Lei ha spiegato che, ogni volta che immagina un nuovo romanzo, pensa ad Auschwitz. Perché?
Perché Auschwitz ha costituito la frattura etica più grande in duemila anni di storia europea. L’arte che non "sente" questa frattura non è arte, è solo intrattenimento di massa.
Da uomo sempre sotto scacco lei si è trasformato in premio Nobel. E intanto l’Ungheria è diventata un paese libero. Nel rileggere Fiasco in occasione dell’uscita in Italia, le è venuta la tentazione di un epilogo meno tragico?
Non ritocco mai quello che ho scritto. Quello che ho scritto sotto il comunismo è autentico tanto quanto ho scritto dopo. È cambiata solo la situazione. E questo si vede nel nuovo stile del mio nuovo romanzo.
Cosa racconta?
Si svolge negli anni del crollo del Muro, quando le persone sentono che il passato è scomparso e anche il presente si sta dissolvendo: gli intellettuali d’opposizione, in particolare, escono comunque perdenti, perché immaginavano un futuro diverso e vedono mancare il loro stesso ruolo. So che molti sono in disaccordo con me, ma io continuo a credere che non bisognasse approfittare neppure dei buchi di libertà che il totalitarismo concedeva. Nello scrivere Essere senza destino, il mio primo romanzo, sono stato attentissimo a non diventare in alcun modo noto prima di averlo finito, per non cedere ad alcun compromesso.
Ma vuol dire che anche oggi, nonostante tutto, regna l’Assurdo che lei ha saputo raccontare così bene?
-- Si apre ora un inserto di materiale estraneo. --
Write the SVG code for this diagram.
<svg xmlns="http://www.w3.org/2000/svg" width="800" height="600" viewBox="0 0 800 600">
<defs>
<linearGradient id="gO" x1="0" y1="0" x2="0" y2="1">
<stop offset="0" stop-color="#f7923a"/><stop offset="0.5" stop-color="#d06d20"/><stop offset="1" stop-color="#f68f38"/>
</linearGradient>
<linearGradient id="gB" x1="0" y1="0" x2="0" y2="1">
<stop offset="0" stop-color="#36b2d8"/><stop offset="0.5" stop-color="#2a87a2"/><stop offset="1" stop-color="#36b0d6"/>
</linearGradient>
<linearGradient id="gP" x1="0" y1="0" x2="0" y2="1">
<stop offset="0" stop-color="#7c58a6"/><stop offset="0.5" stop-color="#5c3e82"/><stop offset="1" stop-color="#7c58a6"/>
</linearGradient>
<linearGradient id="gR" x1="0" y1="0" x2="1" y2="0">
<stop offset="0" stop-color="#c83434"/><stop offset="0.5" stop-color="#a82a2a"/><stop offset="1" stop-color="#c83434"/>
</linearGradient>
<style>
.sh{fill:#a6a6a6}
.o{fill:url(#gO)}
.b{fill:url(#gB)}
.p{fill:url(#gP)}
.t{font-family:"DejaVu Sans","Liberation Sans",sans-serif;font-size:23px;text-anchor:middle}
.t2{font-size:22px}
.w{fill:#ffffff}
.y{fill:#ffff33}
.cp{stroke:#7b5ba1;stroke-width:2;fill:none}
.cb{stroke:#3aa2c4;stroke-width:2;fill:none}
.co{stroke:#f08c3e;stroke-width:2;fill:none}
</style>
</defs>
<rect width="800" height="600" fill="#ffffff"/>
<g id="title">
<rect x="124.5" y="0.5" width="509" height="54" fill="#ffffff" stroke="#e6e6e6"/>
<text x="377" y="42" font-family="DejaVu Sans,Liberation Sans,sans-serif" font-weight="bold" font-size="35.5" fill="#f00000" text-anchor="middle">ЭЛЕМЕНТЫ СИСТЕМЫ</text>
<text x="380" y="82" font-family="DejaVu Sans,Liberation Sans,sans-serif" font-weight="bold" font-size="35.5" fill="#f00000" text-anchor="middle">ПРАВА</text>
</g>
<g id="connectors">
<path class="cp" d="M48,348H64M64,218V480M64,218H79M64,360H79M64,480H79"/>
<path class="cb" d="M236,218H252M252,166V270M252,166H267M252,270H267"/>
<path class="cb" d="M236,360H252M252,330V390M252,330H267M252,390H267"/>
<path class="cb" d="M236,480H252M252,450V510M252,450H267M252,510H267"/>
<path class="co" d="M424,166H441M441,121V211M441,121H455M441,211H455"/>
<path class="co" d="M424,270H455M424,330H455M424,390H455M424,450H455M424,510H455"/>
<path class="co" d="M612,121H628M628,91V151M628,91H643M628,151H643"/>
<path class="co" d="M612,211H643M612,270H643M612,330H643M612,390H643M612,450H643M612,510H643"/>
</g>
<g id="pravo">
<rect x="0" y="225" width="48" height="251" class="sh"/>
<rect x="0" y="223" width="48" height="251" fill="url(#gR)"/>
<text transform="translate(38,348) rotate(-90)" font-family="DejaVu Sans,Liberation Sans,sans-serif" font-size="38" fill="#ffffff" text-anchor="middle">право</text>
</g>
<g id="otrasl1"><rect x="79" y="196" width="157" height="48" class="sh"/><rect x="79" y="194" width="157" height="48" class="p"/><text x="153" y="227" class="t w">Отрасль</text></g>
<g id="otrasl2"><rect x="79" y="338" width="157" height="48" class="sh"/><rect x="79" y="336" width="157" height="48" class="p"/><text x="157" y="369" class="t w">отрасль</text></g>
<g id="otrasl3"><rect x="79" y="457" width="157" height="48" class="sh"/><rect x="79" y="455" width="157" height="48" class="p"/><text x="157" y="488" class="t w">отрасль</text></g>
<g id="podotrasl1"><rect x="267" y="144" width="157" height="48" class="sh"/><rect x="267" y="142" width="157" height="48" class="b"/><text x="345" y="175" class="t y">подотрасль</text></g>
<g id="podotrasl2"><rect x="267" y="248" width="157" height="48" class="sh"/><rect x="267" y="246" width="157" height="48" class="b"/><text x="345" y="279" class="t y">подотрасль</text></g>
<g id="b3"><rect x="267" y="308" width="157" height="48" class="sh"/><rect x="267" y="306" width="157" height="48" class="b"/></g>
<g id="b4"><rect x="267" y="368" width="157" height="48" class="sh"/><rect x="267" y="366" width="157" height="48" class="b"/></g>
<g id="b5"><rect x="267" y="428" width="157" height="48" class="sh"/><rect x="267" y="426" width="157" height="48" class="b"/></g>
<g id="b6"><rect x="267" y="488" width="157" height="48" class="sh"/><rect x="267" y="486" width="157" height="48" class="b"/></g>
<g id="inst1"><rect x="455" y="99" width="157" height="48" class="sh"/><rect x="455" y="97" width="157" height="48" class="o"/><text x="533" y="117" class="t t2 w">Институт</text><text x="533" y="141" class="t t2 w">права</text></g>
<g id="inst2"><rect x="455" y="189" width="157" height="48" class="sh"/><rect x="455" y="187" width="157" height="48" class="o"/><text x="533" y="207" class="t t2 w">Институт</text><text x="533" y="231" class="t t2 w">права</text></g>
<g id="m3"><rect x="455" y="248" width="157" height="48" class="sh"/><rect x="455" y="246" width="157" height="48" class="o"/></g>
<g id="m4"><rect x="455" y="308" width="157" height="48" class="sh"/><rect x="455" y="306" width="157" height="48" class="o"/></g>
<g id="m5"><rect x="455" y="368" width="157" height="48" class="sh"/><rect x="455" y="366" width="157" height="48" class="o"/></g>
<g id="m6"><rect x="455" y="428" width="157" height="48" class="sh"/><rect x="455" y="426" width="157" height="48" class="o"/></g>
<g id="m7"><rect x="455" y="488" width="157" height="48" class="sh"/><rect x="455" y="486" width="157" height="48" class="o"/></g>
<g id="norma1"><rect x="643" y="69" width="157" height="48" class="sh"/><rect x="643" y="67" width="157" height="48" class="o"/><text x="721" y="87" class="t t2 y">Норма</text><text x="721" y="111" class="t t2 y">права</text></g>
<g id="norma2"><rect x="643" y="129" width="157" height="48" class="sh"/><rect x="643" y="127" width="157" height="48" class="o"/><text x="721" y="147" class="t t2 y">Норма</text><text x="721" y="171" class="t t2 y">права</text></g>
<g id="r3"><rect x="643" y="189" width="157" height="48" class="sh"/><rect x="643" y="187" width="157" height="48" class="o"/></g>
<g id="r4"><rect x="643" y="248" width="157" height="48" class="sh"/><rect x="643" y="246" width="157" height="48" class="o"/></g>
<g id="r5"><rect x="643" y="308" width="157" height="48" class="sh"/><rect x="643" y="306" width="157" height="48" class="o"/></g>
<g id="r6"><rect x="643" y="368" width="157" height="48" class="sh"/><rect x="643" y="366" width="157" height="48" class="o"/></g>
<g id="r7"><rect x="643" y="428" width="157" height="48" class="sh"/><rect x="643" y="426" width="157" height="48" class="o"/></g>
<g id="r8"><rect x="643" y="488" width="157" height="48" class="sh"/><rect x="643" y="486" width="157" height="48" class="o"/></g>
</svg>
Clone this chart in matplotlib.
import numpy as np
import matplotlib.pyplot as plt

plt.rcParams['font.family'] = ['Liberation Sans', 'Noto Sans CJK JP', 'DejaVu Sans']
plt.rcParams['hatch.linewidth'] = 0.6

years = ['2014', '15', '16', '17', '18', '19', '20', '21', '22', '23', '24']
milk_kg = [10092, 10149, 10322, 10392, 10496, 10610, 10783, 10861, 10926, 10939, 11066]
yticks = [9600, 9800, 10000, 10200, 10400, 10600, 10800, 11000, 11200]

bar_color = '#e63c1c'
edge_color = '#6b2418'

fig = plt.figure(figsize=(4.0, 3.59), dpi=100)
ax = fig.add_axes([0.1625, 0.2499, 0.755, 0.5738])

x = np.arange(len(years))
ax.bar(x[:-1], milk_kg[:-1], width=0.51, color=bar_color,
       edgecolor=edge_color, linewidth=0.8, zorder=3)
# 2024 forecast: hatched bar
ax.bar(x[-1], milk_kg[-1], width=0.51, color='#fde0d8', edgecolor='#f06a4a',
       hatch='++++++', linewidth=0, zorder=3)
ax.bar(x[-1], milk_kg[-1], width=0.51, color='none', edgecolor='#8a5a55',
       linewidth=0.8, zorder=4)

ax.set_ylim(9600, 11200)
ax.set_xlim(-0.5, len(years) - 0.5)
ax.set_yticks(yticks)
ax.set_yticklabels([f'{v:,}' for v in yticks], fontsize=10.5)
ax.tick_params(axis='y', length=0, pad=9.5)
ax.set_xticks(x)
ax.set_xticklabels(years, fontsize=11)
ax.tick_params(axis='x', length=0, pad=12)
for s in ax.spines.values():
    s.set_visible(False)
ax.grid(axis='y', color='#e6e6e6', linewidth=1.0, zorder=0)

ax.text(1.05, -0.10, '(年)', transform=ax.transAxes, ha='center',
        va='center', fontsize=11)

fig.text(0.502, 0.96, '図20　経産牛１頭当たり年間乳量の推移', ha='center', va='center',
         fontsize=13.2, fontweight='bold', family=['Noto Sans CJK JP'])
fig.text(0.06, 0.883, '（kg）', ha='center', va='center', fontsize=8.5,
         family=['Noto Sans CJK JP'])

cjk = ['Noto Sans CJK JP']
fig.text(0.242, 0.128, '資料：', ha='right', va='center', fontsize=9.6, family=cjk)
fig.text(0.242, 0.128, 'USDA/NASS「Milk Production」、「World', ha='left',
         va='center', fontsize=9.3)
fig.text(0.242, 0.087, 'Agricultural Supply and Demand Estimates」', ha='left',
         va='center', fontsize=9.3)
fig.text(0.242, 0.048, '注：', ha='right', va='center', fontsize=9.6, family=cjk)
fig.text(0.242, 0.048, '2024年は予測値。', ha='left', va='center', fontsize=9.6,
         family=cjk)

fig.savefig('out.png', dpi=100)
La democrazia è un’assurdità non facile: chiede allo scrittore una responsabilità complessa, chiede il consenso. Ha lo stesso potere manipolatorio di altri sistemi, solo che sotto le dittature le persone si nascondono, mentre in democrazia non lo fanno volentieri. Ma dobbiamo stare attenti a non far manipolare il nostro, personale, segreto romanzo.